START Supplied information
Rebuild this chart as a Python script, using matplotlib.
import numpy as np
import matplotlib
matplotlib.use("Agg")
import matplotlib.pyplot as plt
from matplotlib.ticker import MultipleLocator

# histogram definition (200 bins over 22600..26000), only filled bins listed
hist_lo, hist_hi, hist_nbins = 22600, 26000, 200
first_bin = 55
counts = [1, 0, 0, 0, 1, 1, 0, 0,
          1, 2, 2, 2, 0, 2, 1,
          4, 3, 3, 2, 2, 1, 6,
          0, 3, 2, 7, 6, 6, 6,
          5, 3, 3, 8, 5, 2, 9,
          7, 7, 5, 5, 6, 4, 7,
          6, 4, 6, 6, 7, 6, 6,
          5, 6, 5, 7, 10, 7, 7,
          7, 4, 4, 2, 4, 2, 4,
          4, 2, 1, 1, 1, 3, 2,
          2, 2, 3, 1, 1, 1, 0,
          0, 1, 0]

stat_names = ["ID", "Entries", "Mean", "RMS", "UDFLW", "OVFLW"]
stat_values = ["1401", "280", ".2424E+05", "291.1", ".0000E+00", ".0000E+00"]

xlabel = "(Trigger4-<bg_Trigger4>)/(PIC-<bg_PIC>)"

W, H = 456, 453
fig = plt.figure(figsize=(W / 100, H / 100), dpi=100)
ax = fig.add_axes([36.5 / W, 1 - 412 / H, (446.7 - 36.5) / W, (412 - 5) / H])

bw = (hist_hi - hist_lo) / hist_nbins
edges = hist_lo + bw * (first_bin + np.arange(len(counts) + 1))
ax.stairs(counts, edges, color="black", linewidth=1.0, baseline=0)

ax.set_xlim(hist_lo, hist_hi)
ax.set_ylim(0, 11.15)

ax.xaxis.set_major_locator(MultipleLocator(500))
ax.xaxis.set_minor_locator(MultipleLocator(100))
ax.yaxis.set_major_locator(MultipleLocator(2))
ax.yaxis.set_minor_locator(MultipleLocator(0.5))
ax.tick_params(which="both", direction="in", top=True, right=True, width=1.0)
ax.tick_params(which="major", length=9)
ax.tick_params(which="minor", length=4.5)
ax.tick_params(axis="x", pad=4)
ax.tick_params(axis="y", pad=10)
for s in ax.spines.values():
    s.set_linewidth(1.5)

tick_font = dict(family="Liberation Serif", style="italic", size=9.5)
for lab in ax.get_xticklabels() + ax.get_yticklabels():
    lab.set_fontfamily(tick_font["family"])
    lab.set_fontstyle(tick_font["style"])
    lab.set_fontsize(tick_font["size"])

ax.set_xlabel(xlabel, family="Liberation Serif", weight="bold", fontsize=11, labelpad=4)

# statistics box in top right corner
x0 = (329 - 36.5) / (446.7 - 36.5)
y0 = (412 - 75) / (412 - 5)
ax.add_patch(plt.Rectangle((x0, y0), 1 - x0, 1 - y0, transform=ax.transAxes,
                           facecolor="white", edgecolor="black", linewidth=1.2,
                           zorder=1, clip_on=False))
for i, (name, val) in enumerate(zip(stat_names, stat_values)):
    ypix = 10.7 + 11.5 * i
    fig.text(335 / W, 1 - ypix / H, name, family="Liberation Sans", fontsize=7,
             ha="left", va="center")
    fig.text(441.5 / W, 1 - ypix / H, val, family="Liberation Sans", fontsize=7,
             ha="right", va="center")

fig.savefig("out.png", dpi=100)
END Supplied information
Short task: Restate word for word only the lines running from the beginning of the data to the line holding "from matplotlib.ticker import MultipleLocator", both included.

Answer to this problem:
Rebuild this chart as a Python script, using matplotlib.
import numpy as np
import matplotlib
matplotlib.use("Agg")
import matplotlib.pyplot as plt
from matplotlib.ticker import MultipleLocator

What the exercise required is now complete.